Perubahan iklim: Apakah orang-orang super kaya selama ini bebas menyebarkan polusi karbon?

  • Oleh : Redaksi

Selasa, 09/Nov/2021 10:33 WIB
Para peneliti tahun lalu menemukan bahwa jejak 1% orang terkaya di dunia adalah dua kali lebih besar dari gabungan 50% populasi global termiskin. Foto: bbcindonesia.com. Para peneliti tahun lalu menemukan bahwa jejak 1% orang terkaya di dunia adalah dua kali lebih besar dari gabungan 50% populasi global termiskin. Foto: bbcindonesia.com.

JAKARTA (BeritaTrans.com) - Total jejak karbon dari 1% orang-orang super kaya akan tumbuh, sementara 50% orang-orang termiskin tetap kecil, ungkap sebuah penelitian, walaupun ada komitmen yang dibuat menjelang KTT COP26.

Emisi orang-orang super kaya akan berada di jalur yang 30 kali lebih tinggi dari yang dibutuhkan untuk menghentikan planet dari pemanasan di atas 1,5 derajat Celcius, menurut penelitian.

Emisi dari 50% penduduk termiskin masih akan jauh di bawah kebutuhan, meskipun mereka adalah kelompok yang paling parah terpapar dampak perubahan iklim.

Penelitian itu, yang dilakukan oleh dua badan lingkungan Eropa, muncul saat para pemimpin dunia bertemu di Konferensi Iklim COP26 di Glasgow, Skotlandia.
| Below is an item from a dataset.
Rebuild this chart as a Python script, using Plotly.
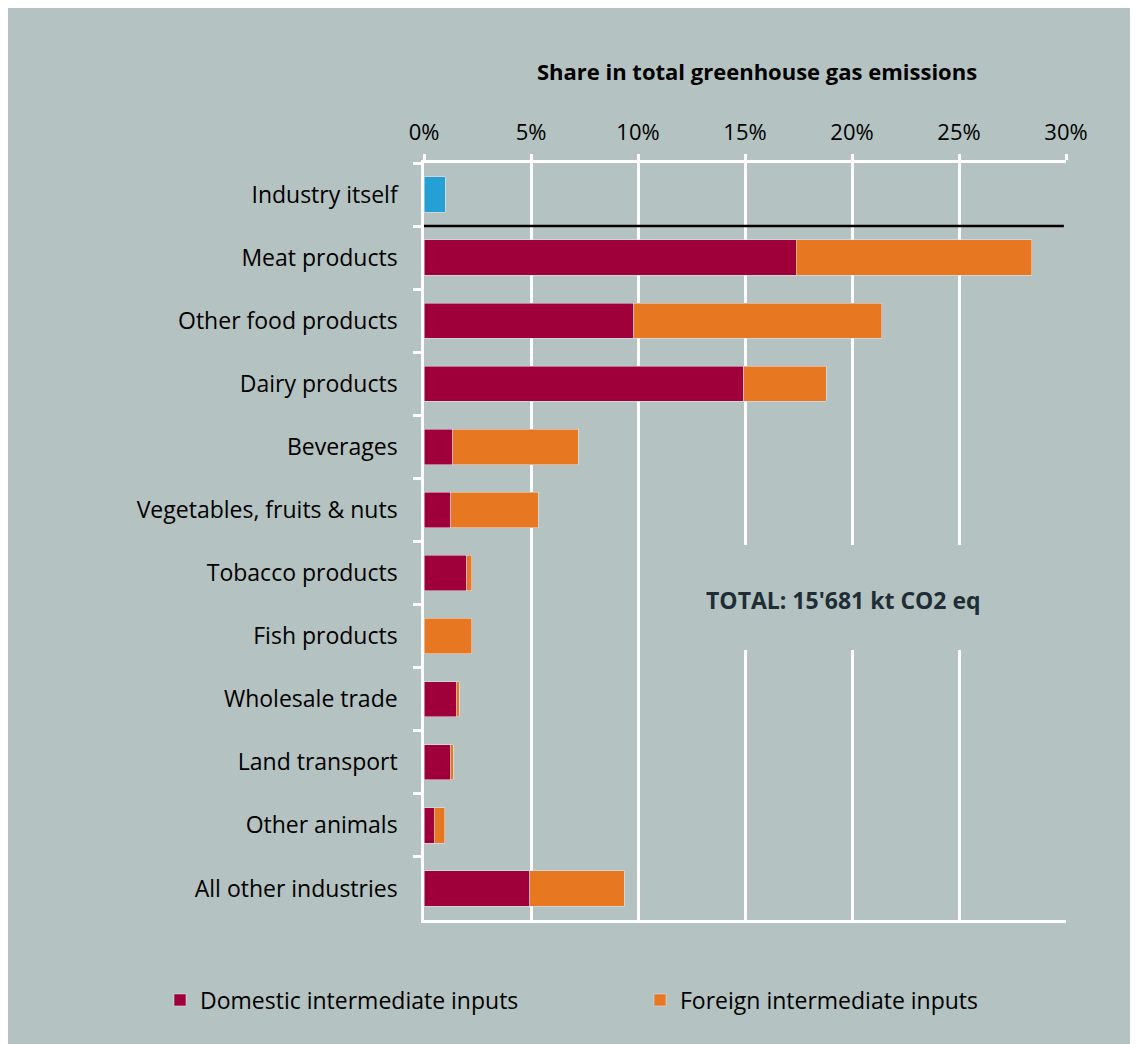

"Sekelompok kecil elit tampaknya memiliki izin bebas untuk melakukan pencemaran," kata Naftoke Dabi di Oxfam, dari Institut Lingkungan Stockholm dan Institut Kebijakan Lingkungan Eropa.

"Emisi mereka yang terlalu besar memicu cuaca ekstrem di seluruh dunia dan membahayakan tujuan internasional untuk membatasi pemanasan global."

Para ilmuwan tentang iklim memperingatkan bahwa ada gas rumah kaca dalam jumlah terbatas yang dapat terus kita lepaskan ke atmosfer sebelum planet ini menghangat hingga lebih dari 1,5C dari tingkat pra-industri. 

Pada 2030, kata mereka, kita hanya perlu mengeluarkan karbon sebanyak yang dapat diserap oleh planet ini.

Bayangkan jumlah ini dibagi rata dan setiap orang dewasa di planet ini memiliki bagian, pada 2030 kita masing-masing dapat mengeluarkan 2,3 ton karbon setiap tahun.

Orang-orang super kaya - banyak di antaranya memiliki banyak rumah, jet pribadi, dan superyacht - mengeluarkan emisi jauh lebih banyak daripada yang lain. 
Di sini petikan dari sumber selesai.